Gender mainstreaming is a strategy used in equal-opportunities policy. It encourages questioning of all of an organization’s decisions and activities in relation to their effects on women and men and whether they contribute to the establishment of gender justice.
On 19 December 2000, the German Federal Ministry for Family Affairs, Senior Citizens, Women, and Youth (Bundesministerium für Familie, Senioren, Frauen und Jugend, BMFSFJ) incorporated the concept of gender mainstreaming into the promotion guidelines of the Federal Child and Youth Plan (Kinder- und Jugendplan, KJP) in order to enhance equality between boys and girls. This means that organizations funded by the KJP are obliged to implement gender mainstreaming. In the spring of 2002, this DJI project group was commissioned by the BMFSJ to monitoring and enforcing the implementation of gender mainstreaming in KJP-supported organizations, in order to make a contribution to operationalizing this gender-policy principle in the field of child and youth welfare services.
The aims of the research project are, on the one hand, to evaluate the extent to which gender mainstreaming has been implemented in the organizations concerned and to identify structural conditions that promote or inhibit implementation. On the other hand, the scientific monitoring process is also intended to make a contribution to the practical implementation of gender mainstreaming in associations and youth-welfare institutions, both at the level of organizational development and staff development and also at the level of educational practice, through the provision of information and specialist expertise.
The methods of investigation used include analysis of documents, full quantitative data collection using questionnaires, discussions with experts, interviews, and focus groups. These are intended to provide information, feedback of research results and documentation to encourage the initiation of gender mainstreaming processes, and handout materials for ongoing implementation procedures.

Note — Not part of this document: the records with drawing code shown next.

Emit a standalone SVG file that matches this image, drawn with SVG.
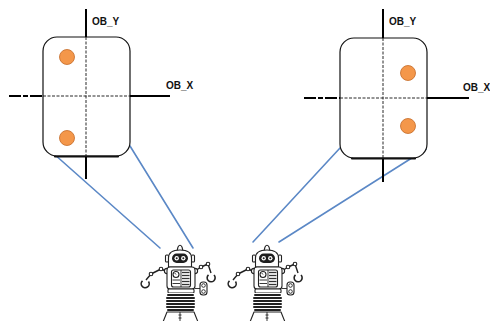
<svg xmlns="http://www.w3.org/2000/svg" xmlns:xlink="http://www.w3.org/1999/xlink" width="490" height="321" viewBox="0 0 490 321">
  <style>
    .panel { fill: #ffffff; stroke: #111111; stroke-width: 1.2; }
    .panel-base { fill: none; stroke: #111111; stroke-width: 2.2; stroke-linecap: round; }
    .axis { fill: none; stroke: #000000; stroke-width: 2; }
    .axis-out { fill: none; stroke: #000000; stroke-width: 2; stroke-dasharray: 12 2 5 2; }
    .axis-in { fill: none; stroke: #111111; stroke-width: 0.9; stroke-dasharray: 3 1.5; }
    .label { font-family: "Liberation Sans", Arial, sans-serif; font-size: 10px; font-weight: bold; fill: #111111; }
    .dot { fill: #f4974a; stroke: #c46a26; stroke-width: 0.8; }
    .ray { fill: none; stroke: #5b88c6; stroke-width: 1.6; stroke-linecap: round; }
    .r-line { fill: #ffffff; stroke: #222222; stroke-width: 1.1; stroke-linejoin: round; }
    .r-thin { fill: none; stroke: #222222; stroke-width: 0.9; }
    .r-arm { fill: none; stroke: #222222; stroke-width: 1.4; stroke-linejoin: round; }
    .r-claw { fill: none; stroke: #222222; stroke-width: 1.6; }
    .r-coil { fill: none; stroke: #222222; stroke-width: 2; stroke-linecap: round; }
    .r-dark { fill: #1e1e1e; }
  </style>
  <defs>
    <!-- wind-up robot, drawn around x = 0 -->
    <symbol id="robot" viewBox="-45 240 90 81" width="90" height="81" overflow="visible">
      <!-- arms -->
      <path class="r-arm" d="M-12,272 L-19,269 L-29,274 L-34,280"/>
      <circle class="r-line" cx="-19" cy="269" r="1.8"/>
      <circle class="r-line" cx="-29" cy="274" r="1.8"/>
      <path class="r-claw" d="M-37.5,280.8 A4,4 0 1 0 -31.5,281.5"/>
      <path class="r-arm" d="M15,271 L21,267 L28,264 L31,273"/>
      <circle class="r-line" cx="21" cy="267" r="1.8"/>
      <circle class="r-line" cx="28" cy="264" r="1.8"/>
      <path class="r-claw" d="M28.5,274.8 A4,4 0 1 0 34,275"/>
      <!-- shoulders -->
      <circle class="r-line" cx="-13" cy="271" r="2.6"/>
      <circle class="r-line" cx="15" cy="271" r="2.6"/>
      <!-- wind-up key -->
      <line class="r-thin" x1="15" y1="288.5" x2="21" y2="288.5" stroke-width="1.6"/>
      <rect class="r-line" x="20" y="282" width="7" height="13" rx="3"/>
      <circle class="r-thin" cx="23.5" cy="285.5" r="1.8"/>
      <circle class="r-thin" cx="23.5" cy="291.5" r="1.8"/>
      <!-- antenna -->
      <path class="r-line" d="M-3,251 L-2,247 Q0,243.5 2,247 L3,251 Z"/>
      <!-- ears -->
      <rect class="r-line" x="-14.5" y="255" width="3" height="7" rx="1"/>
      <rect class="r-line" x="11.5" y="255" width="3" height="7" rx="1"/>
      <!-- head -->
      <path class="r-line" d="M-11.5,267 L-11.5,258 Q-11.5,250 0,250 Q11.5,250 11.5,258 L11.5,267 Z"/>
      <rect class="r-dark" x="-8" y="253.5" width="16" height="9.5" rx="4.7"/>
      <circle cx="-3.3" cy="258.2" r="2.2" fill="#ffffff"/>
      <circle cx="3.3" cy="258.2" r="2.2" fill="#ffffff"/>
      <circle cx="-3.3" cy="258.2" r="1" class="r-dark"/>
      <circle cx="3.3" cy="258.2" r="1" class="r-dark"/>
      <!-- torso -->
      <rect class="r-line" x="-13" y="267" width="28" height="22" rx="3"/>
      <rect class="r-line" x="-8.5" y="270" width="19" height="17" rx="2"/>
      <line class="r-thin" x1="1" y1="270" x2="1" y2="287"/>
      <circle class="r-line" cx="-4" cy="274.5" r="3"/>
      <line class="r-thin" x1="-4" y1="274.5" x2="-5.5" y2="272.8"/>
      <line class="r-thin" x1="-7.5" y1="280" x2="0" y2="280"/>
      <line class="r-thin" x1="-7.5" y1="283.5" x2="0" y2="283.5"/>
      <g stroke="#333333" stroke-width="1.3">
        <line x1="2" y1="272.5" x2="9.5" y2="272.5"/>
        <line x1="2" y1="275.5" x2="9.5" y2="275.5"/>
        <line x1="2" y1="278.5" x2="9.5" y2="278.5"/>
        <line x1="2" y1="281.5" x2="9.5" y2="281.5"/>
        <line x1="2" y1="284.5" x2="9.5" y2="284.5"/>
      </g>
      <!-- waist -->
      <rect class="r-line" x="-12" y="289" width="26" height="4" rx="1"/>
      <!-- coil -->
      <rect x="-13" y="293" width="27" height="19" fill="#ffffff"/>
      <line class="r-coil" x1="-12" y1="295" x2="13" y2="295"/>
      <line class="r-coil" x1="-13" y1="298" x2="14" y2="298"/>
      <line class="r-coil" x1="-13" y1="301" x2="14" y2="301"/>
      <line class="r-coil" x1="-13" y1="304" x2="14" y2="304"/>
      <line class="r-coil" x1="-13" y1="307" x2="14" y2="307"/>
      <line class="r-coil" x1="-12" y1="310" x2="13" y2="310"/>
      <!-- base -->
      <path class="r-line" d="M-13,312 L14,312 L18,322 L-17,322 Z"/>
      <path class="r-thin" d="M0,312 L0,322 M-1.5,315 L1.5,315 M-1.5,318 L1.5,318"/>
    </symbol>
  </defs>

  <!-- sight lines from each camera to its view -->
  <g id="connectors">
    <line class="ray" x1="45" y1="146" x2="160" y2="248"/>
    <line class="ray" x1="130" y1="146" x2="193" y2="248"/>
    <line class="ray" x1="340" y1="148" x2="253" y2="242"/>
    <line class="ray" x1="426" y1="149" x2="279" y2="242"/>
  </g>

  <!-- left view -->
  <g id="view-left">
    <rect class="panel" x="43" y="37" width="87" height="119" rx="14"/>
    <path class="panel-base" d="M55,156.5 L118,156.5"/>
    <line class="axis" x1="86" y1="9" x2="86" y2="37"/>
    <line class="axis-in" x1="86" y1="37" x2="86" y2="156"/>
    <line class="axis" x1="86" y1="157" x2="86" y2="179"/>
    <line class="axis-out" x1="9" y1="96" x2="43" y2="96"/>
    <line class="axis-in" x1="43" y1="96" x2="130" y2="96"/>
    <line class="axis" x1="130" y1="96" x2="170" y2="96"/>
    <circle class="dot" cx="67" cy="57" r="7.5"/>
    <circle class="dot" cx="67" cy="138" r="7.5"/>
    <text class="label" x="92" y="25">OB_Y</text>
    <text class="label" x="166" y="89">OB_X</text>
  </g>

  <!-- right view -->
  <g id="view-right">
    <rect class="panel" x="340" y="38" width="87" height="120" rx="14"/>
    <path class="panel-base" d="M352,158.5 L415,158.5"/>
    <line class="axis" x1="383" y1="9" x2="383" y2="38"/>
    <line class="axis-in" x1="383" y1="38" x2="383" y2="158"/>
    <line class="axis" x1="383" y1="159" x2="383" y2="182"/>
    <line class="axis-out" x1="304" y1="98" x2="340" y2="98"/>
    <line class="axis-in" x1="340" y1="98" x2="427" y2="98" stroke="#999999" stroke-width="1.5"/>
    <line class="axis" x1="427" y1="98" x2="469" y2="98"/>
    <circle class="dot" cx="408" cy="73" r="7.5"/>
    <circle class="dot" cx="408" cy="126" r="7.5"/>
    <text class="label" x="389" y="25">OB_Y</text>
    <text class="label" x="463" y="91" font-size="9.5">OB_X</text>
  </g>

  <!-- cameras -->
  <g id="robot-left">
    <use xlink:href="#robot" x="135" y="240"/>
  </g>
  <g id="robot-right">
    <use xlink:href="#robot" x="222" y="240"/>
  </g>
</svg>
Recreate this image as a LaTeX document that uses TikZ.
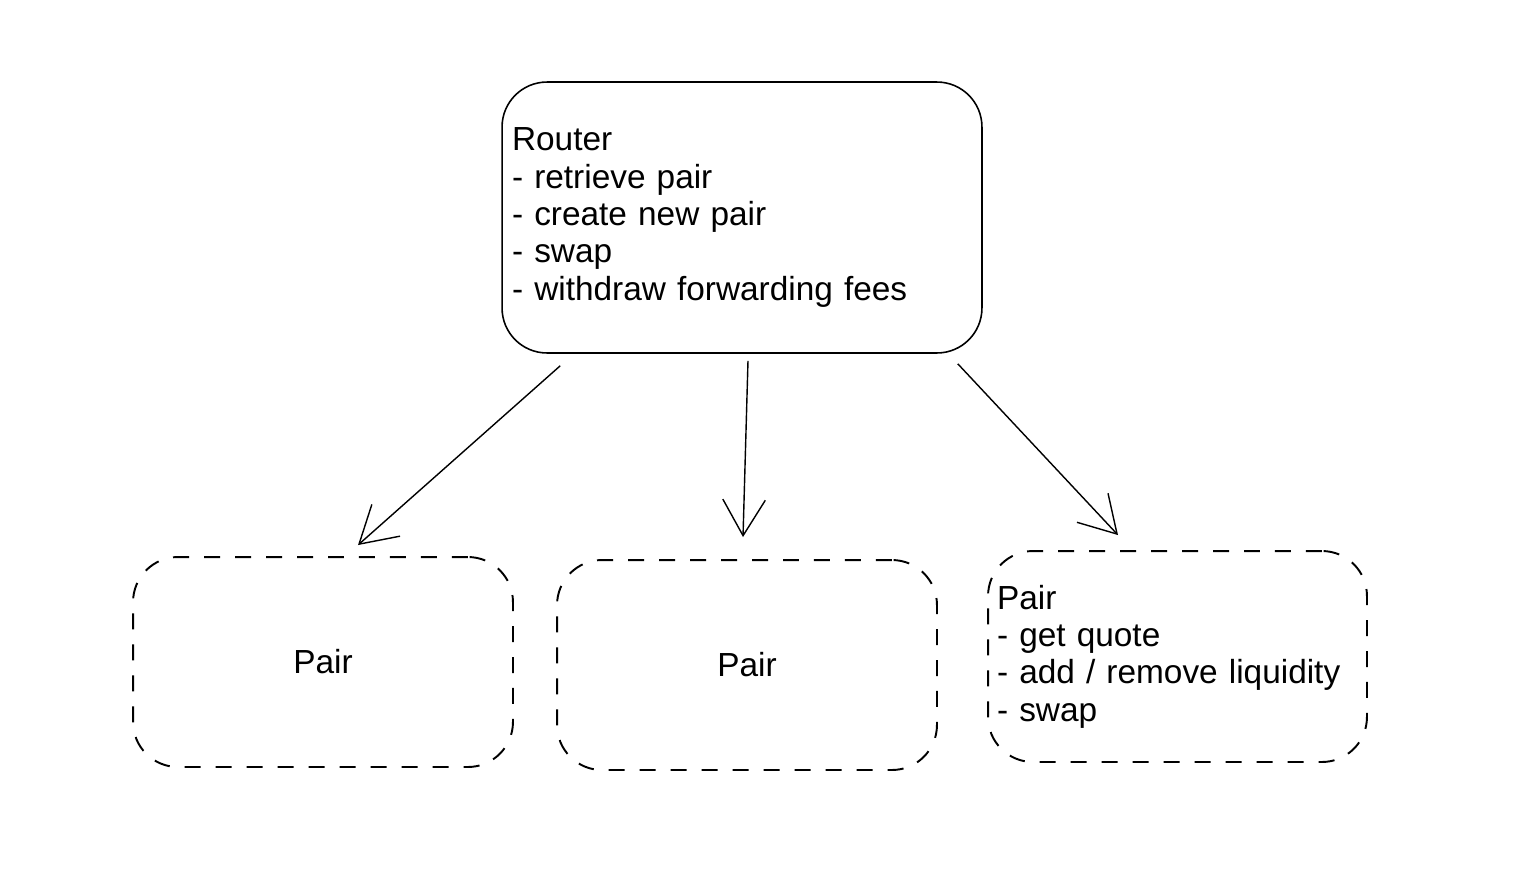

The results show – after evaluation of 25 focus groups conducted at workshops and meetings, 20 expert interviews, 362 report statements on gender mainstreaming, and 140 questionnaires completed by various organizations – that gender mainstreaming has by and large been accepted as a requirement by the bodies that receive sponsorship under the Child and Youth Plan and that apparently only a few organizations are still avoiding it. Gender mainstreaming appears to have been accepted as a professional challenge.